The server uses two disks in a “RAID 1” arrangement, so that if one disk fails, the data is retained on the other disk. When the faulty disk is replaced, the RAID will then write a copy of the data back to the new disk.
Work was initially scheduled for Monday, 2022-11-28, 10:00 UTC. However we hit a small snag. I back-up the server daily to a local machine via RSync. So data loss was unlikely. However if the repair did fail completely, then I wanted to ensure a replacement server could be implemented quickly, without securely squirting 200GiB data across the internet.
So, in addition to my local off-site backups, Bytemark kindly provided me with a backup system that is local to the server, just in case things went wrong. Having a complete dataset in the same building as the server would enable us to build a new server much more quickly if things went badly wrong.
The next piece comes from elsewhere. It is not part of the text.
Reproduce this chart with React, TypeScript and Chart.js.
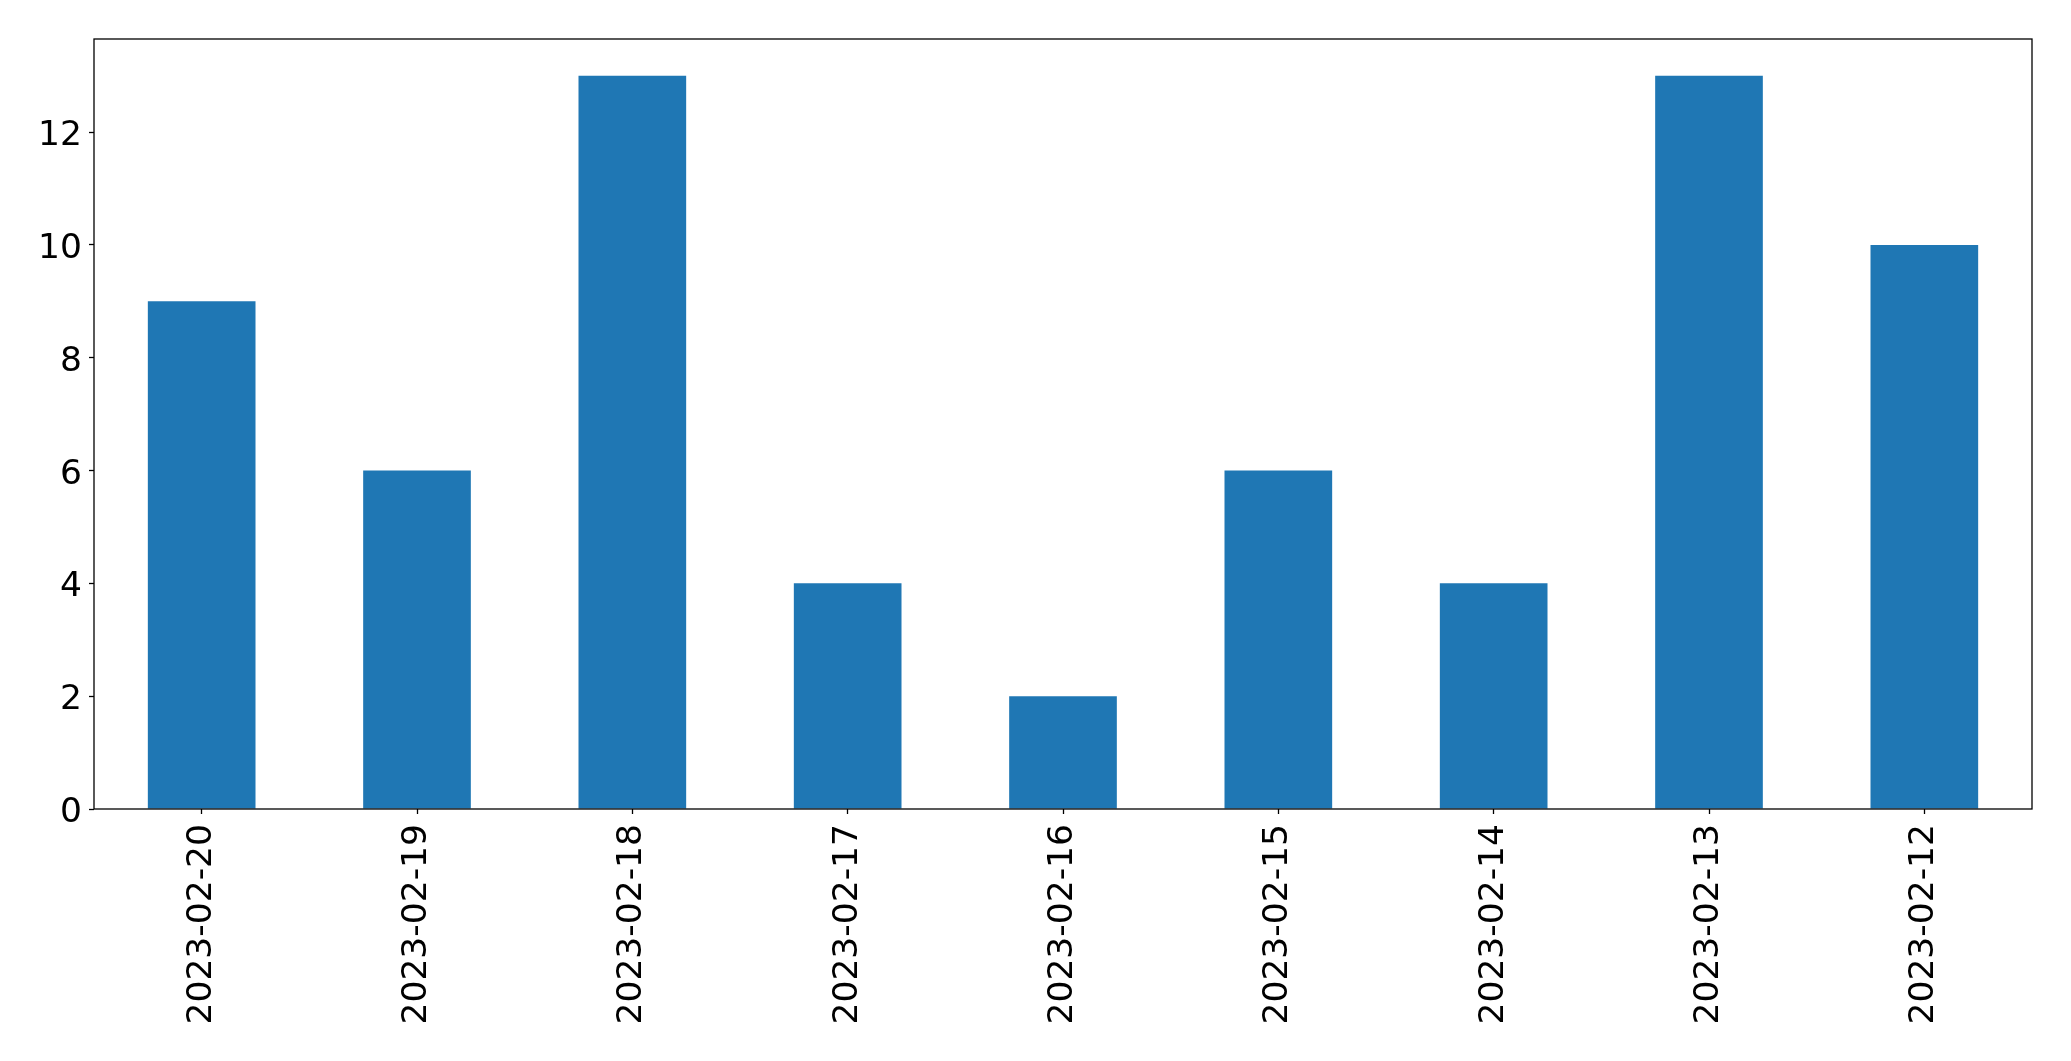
import React, { useEffect, useRef } from "react";
import { Chart, registerables } from "chart.js";

Chart.register(...registerables);

const categories = [
  "2023-02-20",
  "2023-02-19",
  "2023-02-18",
  "2023-02-17",
  "2023-02-16",
  "2023-02-15",
  "2023-02-14",
  "2023-02-13",
  "2023-02-12",
];
const counts = [9, 6, 13, 4, 2, 6, 4, 13, 10];
const yTickValues = [0, 2, 4, 6, 8, 10, 12];

const W = 2071;
const H = 1061;
const FONT = "'DejaVu Sans', sans-serif";

const framePlugin = {
  id: "frame",
  afterDraw(chart: any) {
    const { ctx, chartArea } = chart;
    ctx.save();
    ctx.strokeStyle = "#000";
    ctx.lineWidth = 1.3;
    ctx.strokeRect(chartArea.left, chartArea.top, chartArea.right - chartArea.left, chartArea.bottom - chartArea.top);
    ctx.restore();
  },
};

export default function App() {
  const ref = useRef<HTMLCanvasElement | null>(null);
  useEffect(() => {
    if (!ref.current) return;
    const maxVal = Math.max(...counts) * 1.05;
    const chart = new Chart(ref.current, {
      type: "bar",
      data: {
        labels: categories,
        datasets: [
          {
            data: counts,
            backgroundColor: "#1f77b4",
            borderWidth: 0,
            barPercentage: 0.5,
            categoryPercentage: 1,
          },
        ],
      },
      options: {
        responsive: false,
        animation: false,
        events: [],
        layout: { padding: { top: 39, right: 39, left: 0, bottom: 0 } },
        plugins: { legend: { display: false }, tooltip: { enabled: false } },
        scales: {
          x: {
            offset: true,
            grid: { offset: false, drawOnChartArea: false, tickLength: 5, color: "#000", tickWidth: 1.3 },
            border: { display: false },
            ticks: {
              color: "#000",
              font: { family: FONT, size: 34.5 },
              minRotation: 90,
              maxRotation: 90,
              padding: 10,
              autoSkip: false,
            },
            afterFit(scale: any) {
              scale.height = 252;
            },
          },
          y: {
            min: 0,
            max: maxVal,
            grid: { drawOnChartArea: false, tickLength: 5, color: "#000", tickWidth: 1.3 },
            border: { display: false },
            ticks: {
              color: "#000",
              font: { family: FONT, size: 34.5 },
              padding: 7,
              stepSize: 2,
              labelOffset: 4,
            },
            afterBuildTicks(scale: any) {
              scale.ticks = yTickValues.map((v) => ({ value: v }));
            },
            afterFit(scale: any) {
              scale.width = 94;
            },
          },
        },
      },
      plugins: [framePlugin],
    });
    return () => chart.destroy();
  }, []);
  return (
    <div style={{ position: "fixed", left: 0, top: 0, width: W, height: H, background: "#fff" }}>
      <canvas ref={ref} width={W} height={H} style={{ width: W, height: H, display: "block" }} />
    </div>
  );
}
We planned to create this additional backup over the previous weekend. But unfortunately, the backup volume was limited to 100GiB. Bytemark fixed that limitation Monday morning. Which meant that the full backup did not complete until later that day.
Consequently, the the disk swap was not undertaken until 16:00 on Monday afternoon. Fortunately for users, the server remained up for all that time. The swap itself took about 30 minutes. However the reboot took over two hours as a program called ‘fsck’ checked the remaining RAID disk for errors, prior to rebuilding the RAID across onto the replacement second RAID disk. Consequently, the Server went live and became usable again at approximately 18:38. This meant we had a total of 2 hours and 38 minutes actual downtime. This was a little longer than I hoped. But considering the circumstances, it really wasn’t too bad.
However, the server still ran rather slowly for a few more hours as the RAID array rebuilt itself across onto the new disk. The RAID completed at around 23:00 Monday evening. Since then, I have performed fairly extensive tests on the server and all seems well. However, if you are DEOSS customer and still have any problems with your service, then please contact me though the usual channels.
(RAID=’redundant array of inexpensive disks’.)